Still, her impact is undeniable. In an era where songs aren’t being pushed by music videos anymore, I found myself seeking out the “Tears” video, simply because I wanted to see what scandalous things they were doing that provoked a statement out of Colman Domingo. That in itself is a notch on her belt because I know I’m not the only one who sought after that music video for the same reasons.
The “Dirrty” music video was a cultural phenomenon, and while “Tears” was well-executed, again, I still don’t think it warrants all the hullabaloo.
Maybe because Xtina and the other ladies literally raised me, and I’m older and a bit jaded now, but Carpenter’s lyrics just don’t seem so over-the-top sexual as people are painting them out to be. And if anyone has listened to Ariana Grande or SZA, you know she’s actually in line with her contemporaries.

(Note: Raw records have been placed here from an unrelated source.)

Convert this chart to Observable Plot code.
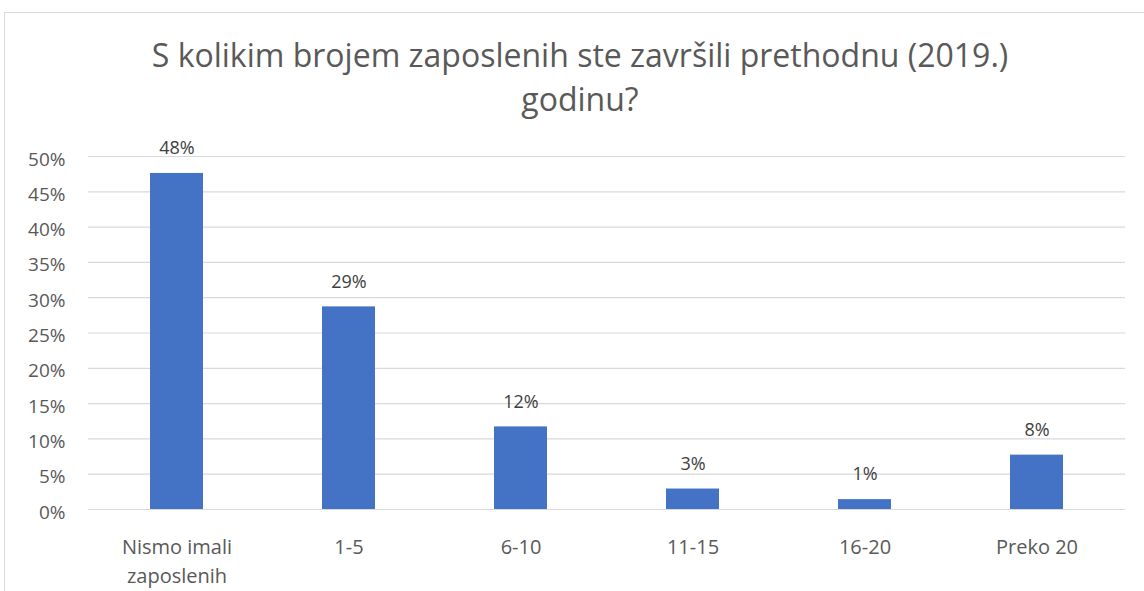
<!DOCTYPE html>
<html>
<head>
<meta charset="utf-8">
<script src="https://cdn.jsdelivr.net/npm/d3@7"></script>
<script src="https://cdn.jsdelivr.net/npm/@observablehq/plot@0.6"></script>
<style>
  html, body { margin: 0; padding: 0; background: #fff; overflow: hidden; }
  #frame { position: absolute; left: 4px; top: 12px; width: 1160px; height: 620px; border: 1px solid #d9d9d9; box-sizing: border-box; }
  #title { position: absolute; left: 8px; top: 0; width: 1144px; height: 140px; text-align: center; font-family: "Open Sans", sans-serif; font-size: 32px; color: #595959; line-height: 44px; padding-top: 33px; box-sizing: border-box; white-space: nowrap; }
  #chart { position: absolute; left: 0; top: 140px; }
</style>
</head>
<body>
<div id="frame"></div>
<div id="title">S kolikim brojem zaposlenih ste završili prethodnu (2019.)<br>godinu?</div>
<div id="chart"></div>
<script>
const categories = ["Nismo imali zaposlenih", "1-5", "6-10", "11-15", "16-20", "Preko 20"];
const categoryLabels = ["Nismo imali\nzaposlenih", "1-5", "6-10", "11-15", "16-20", "Preko 20"];
const values = [0.476, 0.287, 0.117, 0.029, 0.014, 0.077];
const yTicks = [0, 0.05, 0.10, 0.15, 0.20, 0.25, 0.30, 0.35, 0.40, 0.45, 0.50];

const data = categories.map((c, i) => ({category: c, value: values[i]}));
const labelOf = new Map(categories.map((c, i) => [c, categoryLabels[i]]));
const pct = d3.format(".0%");

const chart = Plot.plot({
  width: 1144,
  height: 451,
  marginTop: 16,
  marginBottom: 82,
  marginLeft: 88,
  marginRight: 19,
  style: { fontFamily: "'Open Sans', sans-serif", color: "#595959", background: "transparent", overflow: "visible" },
  x: { domain: categories, paddingInner: 0.69, paddingOuter: 0.345, label: null },
  y: { domain: [0, 0.5], label: null },
  marks: [
    Plot.ruleY(yTicks, { stroke: "#d9d9d9", strokeWidth: 1.2 }),
    Plot.barY(data, { x: "category", y: "value", fill: "#4472C4" }),
    Plot.text(data, { x: "category", y: "value", text: d => pct(d.value), dy: -25, fontSize: 18, fill: "#404040" }),
    Plot.axisY({ ticks: yTicks, tickFormat: pct, tickSize: 0, tickPadding: 23, dy: 3, fontSize: 19, fill: "#595959" }),
    Plot.axisX({ tickSize: 0, tickPadding: 24, fontSize: 20, fill: "#595959", tickFormat: c => labelOf.get(c), lineHeight: 1.45 })
  ]
});
document.getElementById("chart").appendChild(chart);
</script>
</body>
</html>
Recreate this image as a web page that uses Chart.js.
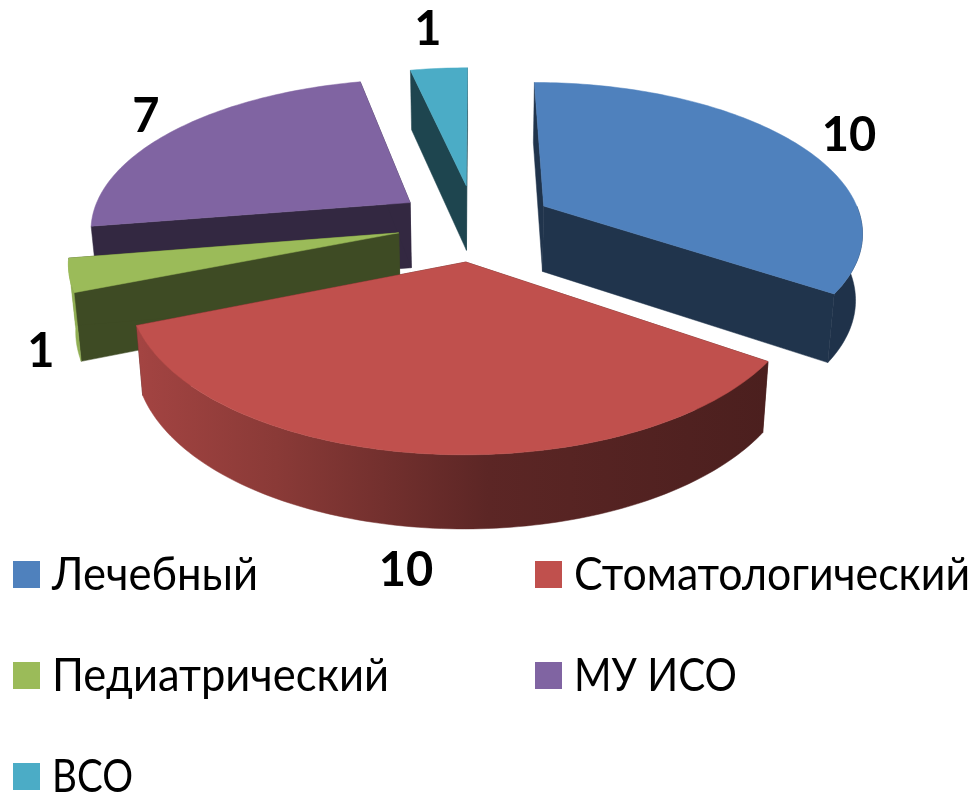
<!DOCTYPE html>
<html>
<head>
<meta charset="utf-8">
<script src="https://cdn.jsdelivr.net/npm/chart.js@4"></script>
<style>html,body{margin:0;padding:0;background:#fff}canvas{display:block}</style>
</head>
<body>
<canvas id="c" width="973" height="792"></canvas>
<script>
const categories = ['Лечебный','Стоматологический','Педиатрический','МУ ИСО','ВСО'];
const values = [10,10,1,7,1];
const colors = ['#4f81bd','#c0504d','#9bbb59','#8064a2','#4bacc6'];
const explode = [85,87,84,86,90];
const sliceScale = [0.975,0.975,0.98,0.98,0.97];
const paintOrder = [4,3,2,0,1];
const valueLabelPos = [[849,136],[406,571],[41,352],[146,117],[428,30]];
const legendPos = [[13,561,206],[535,561,396],[13,662,337],[535,662,163],[13,763,81]];

const view = {cx:475, cy:223, a:327, b:152, k:0.163, h:66, hk:0.09, shrink:0.982};
function project(u,v,bottom){
  const d = 1 - view.k*v;
  let x = view.cx + view.a*u/d, y = view.cy + view.b*v/d;
  if(bottom){ x = view.cx + (x-view.cx)*view.shrink; y += view.h/(1-view.hk*v); }
  return [x,y];
}
function hexShade(hex,f){
  const n = parseInt(hex.slice(1),16);
  return `rgb(${Math.round((n>>16&255)*f)},${Math.round((n>>8&255)*f)},${Math.round((n&255)*f)})`;
}
function poly(ctx,pts,fill){
  ctx.beginPath();
  pts.forEach((p,i)=> i?ctx.lineTo(p[0],p[1]):ctx.moveTo(p[0],p[1]));
  ctx.closePath();
  ctx.fillStyle = fill; ctx.strokeStyle = fill; ctx.lineWidth = 0.5;
  ctx.fill(); ctx.stroke();
}
const pie3d = {
  id:'pie3d',
  beforeDatasetDraw(){ return false; },
  afterDatasetsDraw(chart){
    const ctx = chart.ctx, arcs = chart.getDatasetMeta(0).data;
    ctx.save();
    paintOrder.forEach(i=>{
      const arc = arcs[i], col = colors[i], rs = sliceScale[i];
      const {startAngle:s,endAngle:e,outerRadius:r} = arc.getProps(['startAngle','endAngle','outerRadius']);
      const m = (s+e)/2, off = arc.options.offset/r;
      const ou = off*Math.cos(m), ov = off*Math.sin(m);
      const n = Math.max(4,Math.ceil((e-s)/0.02));
      const top=[], bot=[], rimT=[], rimB=[];
      for(let j=0;j<=n;j++){
        const t = s+(e-s)*j/n, u = ou+rs*Math.cos(t), v = ov+rs*Math.sin(t);
        const pt = project(u,v,false), pb = project(u,v,true);
        top.push(pt); bot.push(pb);
        if(Math.sin(t) > (Math.cos(t)<0 ? 0.17 : -0.02)){ rimT.push(pt); rimB.push(pb); }
      }
      const at = project(ou,ov,false), ab = project(ou,ov,true);
      const dark = hexShade(col,0.4);
      poly(ctx,[at,top[0],bot[0],ab],dark);
      poly(ctx,[at,top[n],bot[n],ab],dark);
      if(rimT.length>1){
        const g = ctx.createLinearGradient(65,0,770,0);
        [[0,0.95],[0.12,0.84],[0.3,0.72],[0.6,0.48],[1,0.39]].forEach(st=>g.addColorStop(st[0],hexShade(col,st[1])));
        poly(ctx,rimT.concat(rimB.slice().reverse()),g);
      }
      poly(ctx,[at].concat(top),col);
    });
    ctx.fillStyle='#000'; ctx.textBaseline='alphabetic'; ctx.textAlign='left';
    ctx.font='46px Lato';
    categories.forEach((name,i)=>{
      const [x,y,w] = legendPos[i];
      ctx.fillStyle = colors[i];
      ctx.fillRect(x,y,27,27);
      ctx.fillStyle = '#000';
      ctx.fillText(name,x+39,y+29,w);
    });
    ctx.font='bold 47px Lato'; ctx.textAlign='center'; ctx.textBaseline='middle';
    values.forEach((val,i)=> ctx.fillText(String(val),valueLabelPos[i][0],valueLabelPos[i][1]));
    ctx.restore();
  }
};
new Chart(document.getElementById('c'),{
  type:'pie',
  data:{labels:categories,datasets:[{data:values,backgroundColor:colors,borderWidth:0,offset:explode}]},
  options:{responsive:false,animation:false,plugins:{legend:{display:false},tooltip:{enabled:false}}},
  plugins:[pie3d]
});
</script>
</body>
</html>
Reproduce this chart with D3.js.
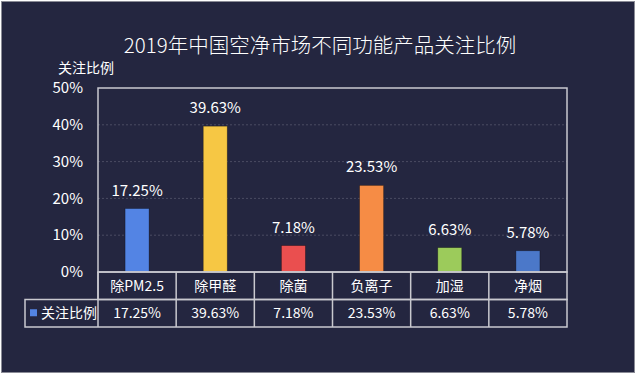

Sabrina Carpenter is not the first pop singer to be provocative and she will not be the last. And truth be told, I’m hoping she gives her haters something really scandalous (see: Adam Lambert’s 2009 American Music Awards performance) to talk about at the VMAs tonight.
The 2025 MTV VMAs air live from New York’s UBS Arena at 8 p.m. ET on CBS and MTV. The ceremony will also stream on Paramount+.